Global news coverage of climate change declined for the fourth straight year in 2025, even as emissions hit new highs, according to a new analysis.
Coverage is down 14 percent from 2024 and down 38 percent from 2021, when the volume of reporting on climate change peaked, according to an analysis from the Media and Climate Change Observatory, a project at the University of Colorado. Coverage of climate change declined in every region, but the drop-off was most pronounced in Africa, the Middle East, Europe, and North America.
“Ongoing political economic headwinds and newsroom consolidation and reductions have contributed to this diminished coverage, said lead author Max Boykoff, a professor at the University of Colorado. “Moreover, there is finite news space for competing stories, with the Trump administration flooding the public sphere with news stories across several domains.”
In the U.S., climate journalists have found themselves on the chopping block at leading news outlets. CBS News laid off most of its climate team in October, and in February The Washington Post followed suit. The paper dismissed 14 climate journalists, including reporters, editors, and videographers.
The drop in news coverage will have an impact on public understanding, Boykoff said. “When the media fail to cover these pressing climate issues abundantly and accurately, people may not recognize how climate change shapes their daily lives, livelihoods, and challenges.”
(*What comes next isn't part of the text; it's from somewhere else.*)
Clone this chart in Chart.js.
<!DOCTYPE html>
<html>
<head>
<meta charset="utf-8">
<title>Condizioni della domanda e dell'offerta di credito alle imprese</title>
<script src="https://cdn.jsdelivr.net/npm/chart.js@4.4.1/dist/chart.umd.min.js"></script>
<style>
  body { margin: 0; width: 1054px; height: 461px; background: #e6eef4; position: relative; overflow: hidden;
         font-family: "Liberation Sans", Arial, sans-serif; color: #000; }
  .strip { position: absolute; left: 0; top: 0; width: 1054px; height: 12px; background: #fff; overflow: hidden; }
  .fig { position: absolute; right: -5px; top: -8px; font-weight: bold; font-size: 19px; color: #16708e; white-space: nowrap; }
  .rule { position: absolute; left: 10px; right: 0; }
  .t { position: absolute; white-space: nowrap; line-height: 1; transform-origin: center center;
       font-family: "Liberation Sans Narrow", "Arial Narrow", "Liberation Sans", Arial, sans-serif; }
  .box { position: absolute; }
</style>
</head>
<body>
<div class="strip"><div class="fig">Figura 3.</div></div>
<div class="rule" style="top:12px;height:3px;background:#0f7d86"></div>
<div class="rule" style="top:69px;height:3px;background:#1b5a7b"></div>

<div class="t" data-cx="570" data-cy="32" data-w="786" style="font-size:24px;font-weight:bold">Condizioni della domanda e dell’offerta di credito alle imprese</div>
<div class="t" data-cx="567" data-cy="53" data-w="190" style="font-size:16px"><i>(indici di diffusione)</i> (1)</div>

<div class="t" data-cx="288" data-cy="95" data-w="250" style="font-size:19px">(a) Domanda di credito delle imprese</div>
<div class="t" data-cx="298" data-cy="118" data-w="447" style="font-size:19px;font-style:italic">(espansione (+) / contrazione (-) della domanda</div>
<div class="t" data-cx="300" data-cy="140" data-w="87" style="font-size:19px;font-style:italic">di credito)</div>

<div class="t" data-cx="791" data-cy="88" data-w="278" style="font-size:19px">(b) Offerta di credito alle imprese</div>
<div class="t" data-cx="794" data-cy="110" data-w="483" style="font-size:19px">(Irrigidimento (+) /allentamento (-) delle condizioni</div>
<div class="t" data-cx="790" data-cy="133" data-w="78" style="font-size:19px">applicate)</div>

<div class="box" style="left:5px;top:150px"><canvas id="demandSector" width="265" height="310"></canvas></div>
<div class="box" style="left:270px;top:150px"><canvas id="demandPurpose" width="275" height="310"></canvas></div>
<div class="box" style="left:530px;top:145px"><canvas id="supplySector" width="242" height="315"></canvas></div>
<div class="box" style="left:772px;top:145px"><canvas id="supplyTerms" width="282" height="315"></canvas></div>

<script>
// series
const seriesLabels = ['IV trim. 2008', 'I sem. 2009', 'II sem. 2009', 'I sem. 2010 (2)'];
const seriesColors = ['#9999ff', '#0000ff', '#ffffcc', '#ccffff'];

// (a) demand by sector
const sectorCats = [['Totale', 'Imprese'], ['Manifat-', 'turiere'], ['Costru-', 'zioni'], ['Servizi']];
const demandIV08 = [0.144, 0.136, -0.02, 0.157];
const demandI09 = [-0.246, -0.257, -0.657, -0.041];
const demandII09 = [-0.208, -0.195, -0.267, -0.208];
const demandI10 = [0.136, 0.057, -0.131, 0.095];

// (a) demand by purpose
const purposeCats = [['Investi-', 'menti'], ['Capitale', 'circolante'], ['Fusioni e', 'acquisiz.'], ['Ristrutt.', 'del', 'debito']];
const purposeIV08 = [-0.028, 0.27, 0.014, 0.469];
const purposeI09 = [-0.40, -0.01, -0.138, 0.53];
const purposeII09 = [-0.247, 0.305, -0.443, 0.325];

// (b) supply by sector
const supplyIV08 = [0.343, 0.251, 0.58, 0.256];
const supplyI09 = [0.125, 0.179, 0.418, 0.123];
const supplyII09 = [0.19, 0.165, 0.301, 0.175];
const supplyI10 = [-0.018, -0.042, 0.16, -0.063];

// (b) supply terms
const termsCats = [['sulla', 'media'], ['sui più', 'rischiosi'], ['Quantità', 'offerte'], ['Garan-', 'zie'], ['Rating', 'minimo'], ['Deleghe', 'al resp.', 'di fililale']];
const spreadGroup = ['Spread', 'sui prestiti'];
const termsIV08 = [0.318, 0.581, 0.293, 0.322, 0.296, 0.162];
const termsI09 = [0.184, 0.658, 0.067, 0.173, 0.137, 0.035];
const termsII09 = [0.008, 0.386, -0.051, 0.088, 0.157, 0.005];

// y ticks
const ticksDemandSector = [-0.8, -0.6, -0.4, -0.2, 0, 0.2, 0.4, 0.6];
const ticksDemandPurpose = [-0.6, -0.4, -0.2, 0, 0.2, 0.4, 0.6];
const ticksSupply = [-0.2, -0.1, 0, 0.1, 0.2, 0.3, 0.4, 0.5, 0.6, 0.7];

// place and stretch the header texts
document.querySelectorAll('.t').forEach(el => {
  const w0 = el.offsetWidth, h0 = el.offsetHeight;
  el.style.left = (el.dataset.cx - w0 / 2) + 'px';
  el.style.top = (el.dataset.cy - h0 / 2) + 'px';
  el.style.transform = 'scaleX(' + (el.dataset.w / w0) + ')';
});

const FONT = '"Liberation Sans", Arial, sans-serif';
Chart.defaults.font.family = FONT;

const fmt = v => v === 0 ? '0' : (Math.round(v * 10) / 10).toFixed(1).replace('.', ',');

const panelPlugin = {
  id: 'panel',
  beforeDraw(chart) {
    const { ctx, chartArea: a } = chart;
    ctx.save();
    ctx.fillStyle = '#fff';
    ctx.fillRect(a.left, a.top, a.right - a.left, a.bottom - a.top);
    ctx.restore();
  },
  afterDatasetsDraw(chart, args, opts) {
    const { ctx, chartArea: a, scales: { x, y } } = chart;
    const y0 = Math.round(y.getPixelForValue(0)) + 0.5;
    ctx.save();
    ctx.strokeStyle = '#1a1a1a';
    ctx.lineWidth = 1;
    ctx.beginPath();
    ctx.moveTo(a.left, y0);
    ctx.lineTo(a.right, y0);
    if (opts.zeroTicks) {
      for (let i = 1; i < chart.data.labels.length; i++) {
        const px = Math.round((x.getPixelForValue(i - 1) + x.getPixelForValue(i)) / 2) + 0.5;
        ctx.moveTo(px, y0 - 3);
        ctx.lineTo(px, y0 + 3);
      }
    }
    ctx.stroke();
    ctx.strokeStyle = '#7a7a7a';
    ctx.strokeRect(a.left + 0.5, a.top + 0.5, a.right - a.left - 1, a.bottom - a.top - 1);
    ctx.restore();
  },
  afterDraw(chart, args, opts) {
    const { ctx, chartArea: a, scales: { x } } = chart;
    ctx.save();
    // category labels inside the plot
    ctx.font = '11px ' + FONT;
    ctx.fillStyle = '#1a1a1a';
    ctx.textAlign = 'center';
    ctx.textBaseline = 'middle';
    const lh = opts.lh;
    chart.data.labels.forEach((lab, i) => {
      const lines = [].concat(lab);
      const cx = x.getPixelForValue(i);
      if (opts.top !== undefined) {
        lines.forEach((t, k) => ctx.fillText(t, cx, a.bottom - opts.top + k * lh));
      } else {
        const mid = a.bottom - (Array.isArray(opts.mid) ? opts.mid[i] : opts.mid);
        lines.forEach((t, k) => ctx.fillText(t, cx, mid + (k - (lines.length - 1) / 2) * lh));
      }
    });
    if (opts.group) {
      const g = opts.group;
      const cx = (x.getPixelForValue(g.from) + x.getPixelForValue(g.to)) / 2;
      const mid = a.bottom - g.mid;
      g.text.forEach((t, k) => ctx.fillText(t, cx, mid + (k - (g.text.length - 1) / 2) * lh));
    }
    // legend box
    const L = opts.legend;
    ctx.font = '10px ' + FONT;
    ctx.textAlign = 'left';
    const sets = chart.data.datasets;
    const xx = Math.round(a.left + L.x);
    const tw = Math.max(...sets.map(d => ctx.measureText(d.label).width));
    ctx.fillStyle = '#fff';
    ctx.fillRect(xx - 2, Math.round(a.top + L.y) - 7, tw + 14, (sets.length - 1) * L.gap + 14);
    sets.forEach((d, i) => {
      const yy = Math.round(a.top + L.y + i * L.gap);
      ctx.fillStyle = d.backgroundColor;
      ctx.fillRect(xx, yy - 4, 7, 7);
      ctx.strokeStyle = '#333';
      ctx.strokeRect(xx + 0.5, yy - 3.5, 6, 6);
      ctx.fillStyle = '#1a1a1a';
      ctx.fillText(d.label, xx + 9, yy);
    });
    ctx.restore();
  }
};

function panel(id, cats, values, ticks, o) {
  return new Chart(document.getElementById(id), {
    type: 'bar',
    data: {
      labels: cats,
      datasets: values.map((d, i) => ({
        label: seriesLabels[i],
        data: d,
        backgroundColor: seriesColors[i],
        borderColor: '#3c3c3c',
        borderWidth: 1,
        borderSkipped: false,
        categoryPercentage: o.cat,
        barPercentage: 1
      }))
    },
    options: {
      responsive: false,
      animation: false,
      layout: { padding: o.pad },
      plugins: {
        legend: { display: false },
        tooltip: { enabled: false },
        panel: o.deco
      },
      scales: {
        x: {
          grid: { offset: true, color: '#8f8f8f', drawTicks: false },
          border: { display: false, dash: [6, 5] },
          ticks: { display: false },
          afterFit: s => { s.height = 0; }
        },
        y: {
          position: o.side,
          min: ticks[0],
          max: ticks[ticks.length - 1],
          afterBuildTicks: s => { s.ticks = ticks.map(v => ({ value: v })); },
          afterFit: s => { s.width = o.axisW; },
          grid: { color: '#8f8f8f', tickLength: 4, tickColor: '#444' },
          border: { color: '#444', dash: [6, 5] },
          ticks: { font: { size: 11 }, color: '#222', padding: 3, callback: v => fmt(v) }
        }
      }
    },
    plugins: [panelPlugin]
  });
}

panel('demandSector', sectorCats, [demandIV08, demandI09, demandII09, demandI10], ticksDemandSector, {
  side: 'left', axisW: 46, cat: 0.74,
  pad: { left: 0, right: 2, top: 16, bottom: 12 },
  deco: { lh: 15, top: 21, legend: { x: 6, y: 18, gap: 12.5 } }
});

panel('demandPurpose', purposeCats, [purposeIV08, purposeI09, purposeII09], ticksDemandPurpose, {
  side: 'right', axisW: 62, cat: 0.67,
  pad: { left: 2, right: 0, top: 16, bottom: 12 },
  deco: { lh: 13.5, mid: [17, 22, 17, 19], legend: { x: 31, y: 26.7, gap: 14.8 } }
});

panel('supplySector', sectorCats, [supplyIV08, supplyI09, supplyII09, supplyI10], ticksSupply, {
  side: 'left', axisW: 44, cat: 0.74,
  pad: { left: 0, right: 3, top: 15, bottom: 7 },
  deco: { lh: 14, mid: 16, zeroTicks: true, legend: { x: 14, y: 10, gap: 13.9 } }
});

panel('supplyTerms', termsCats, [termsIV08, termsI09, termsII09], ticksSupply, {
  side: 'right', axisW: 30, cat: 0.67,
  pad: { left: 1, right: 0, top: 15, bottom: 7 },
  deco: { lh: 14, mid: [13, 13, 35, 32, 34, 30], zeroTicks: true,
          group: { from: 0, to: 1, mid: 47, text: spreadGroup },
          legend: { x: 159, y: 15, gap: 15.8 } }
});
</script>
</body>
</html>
Meanwhile, as news coverage of climate declined, fossil fuel emissions hit new highs in each of the last four years. The last three years were the hottest on record, measuring roughly 1.5 degrees C warmer than the preindustrial era. Beyond 1.5 degrees of warming, scientists say the Earth is at greater risk of crossing critical tipping points, from the breakdown of Atlantic currents to the dieback of the Amazon rainforest, that would further accelerate warming.
“Nothing major about the science has changed,” said climate journalist Chris Mooney, a practitioner fellow at the University of Virginia, in a post on the drop in news coverage. “But I think there is just fatigue, reflecting in part the domestic and global failures to show significant progress on the issue.”